===== Provided data =====
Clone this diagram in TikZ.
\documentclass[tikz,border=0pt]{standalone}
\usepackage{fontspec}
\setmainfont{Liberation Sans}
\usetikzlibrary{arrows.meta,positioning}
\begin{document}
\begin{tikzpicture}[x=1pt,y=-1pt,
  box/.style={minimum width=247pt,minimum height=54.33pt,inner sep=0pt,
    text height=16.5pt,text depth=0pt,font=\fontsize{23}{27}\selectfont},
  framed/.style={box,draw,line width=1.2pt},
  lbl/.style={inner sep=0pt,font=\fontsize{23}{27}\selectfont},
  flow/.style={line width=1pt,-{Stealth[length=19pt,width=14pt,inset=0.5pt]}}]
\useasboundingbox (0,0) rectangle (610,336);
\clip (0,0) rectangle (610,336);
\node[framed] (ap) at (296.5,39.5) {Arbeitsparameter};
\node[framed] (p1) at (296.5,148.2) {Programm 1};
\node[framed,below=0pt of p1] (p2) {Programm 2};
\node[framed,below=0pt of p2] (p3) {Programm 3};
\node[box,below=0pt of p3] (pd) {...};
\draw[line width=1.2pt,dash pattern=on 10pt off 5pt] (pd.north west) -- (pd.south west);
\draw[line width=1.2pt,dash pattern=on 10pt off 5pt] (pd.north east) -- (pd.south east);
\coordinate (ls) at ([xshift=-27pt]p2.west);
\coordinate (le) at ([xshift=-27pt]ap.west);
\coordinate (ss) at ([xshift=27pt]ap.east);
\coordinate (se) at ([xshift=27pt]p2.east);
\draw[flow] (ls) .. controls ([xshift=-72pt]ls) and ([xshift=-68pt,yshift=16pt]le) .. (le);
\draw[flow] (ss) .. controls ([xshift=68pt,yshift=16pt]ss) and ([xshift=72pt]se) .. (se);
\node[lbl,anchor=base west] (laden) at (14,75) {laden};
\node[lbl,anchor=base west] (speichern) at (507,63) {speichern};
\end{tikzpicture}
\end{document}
=====
Short exercise: All of the data needs to be printed once more, exactly.

Response to this exercise:
Clone this diagram in TikZ.
\documentclass[tikz,border=0pt]{standalone}
\usepackage{fontspec}
\setmainfont{Liberation Sans}
\usetikzlibrary{arrows.meta,positioning}
\begin{document}
\begin{tikzpicture}[x=1pt,y=-1pt,
  box/.style={minimum width=247pt,minimum height=54.33pt,inner sep=0pt,
    text height=16.5pt,text depth=0pt,font=\fontsize{23}{27}\selectfont},
  framed/.style={box,draw,line width=1.2pt},
  lbl/.style={inner sep=0pt,font=\fontsize{23}{27}\selectfont},
  flow/.style={line width=1pt,-{Stealth[length=19pt,width=14pt,inset=0.5pt]}}]
\useasboundingbox (0,0) rectangle (610,336);
\clip (0,0) rectangle (610,336);
\node[framed] (ap) at (296.5,39.5) {Arbeitsparameter};
\node[framed] (p1) at (296.5,148.2) {Programm 1};
\node[framed,below=0pt of p1] (p2) {Programm 2};
\node[framed,below=0pt of p2] (p3) {Programm 3};
\node[box,below=0pt of p3] (pd) {...};
\draw[line width=1.2pt,dash pattern=on 10pt off 5pt] (pd.north west) -- (pd.south west);
\draw[line width=1.2pt,dash pattern=on 10pt off 5pt] (pd.north east) -- (pd.south east);
\coordinate (ls) at ([xshift=-27pt]p2.west);
\coordinate (le) at ([xshift=-27pt]ap.west);
\coordinate (ss) at ([xshift=27pt]ap.east);
\coordinate (se) at ([xshift=27pt]p2.east);
\draw[flow] (ls) .. controls ([xshift=-72pt]ls) and ([xshift=-68pt,yshift=16pt]le) .. (le);
\draw[flow] (ss) .. controls ([xshift=68pt,yshift=16pt]ss) and ([xshift=72pt]se) .. (se);
\node[lbl,anchor=base west] (laden) at (14,75) {laden};
\node[lbl,anchor=base west] (speichern) at (507,63) {speichern};
\end{tikzpicture}
\end{document}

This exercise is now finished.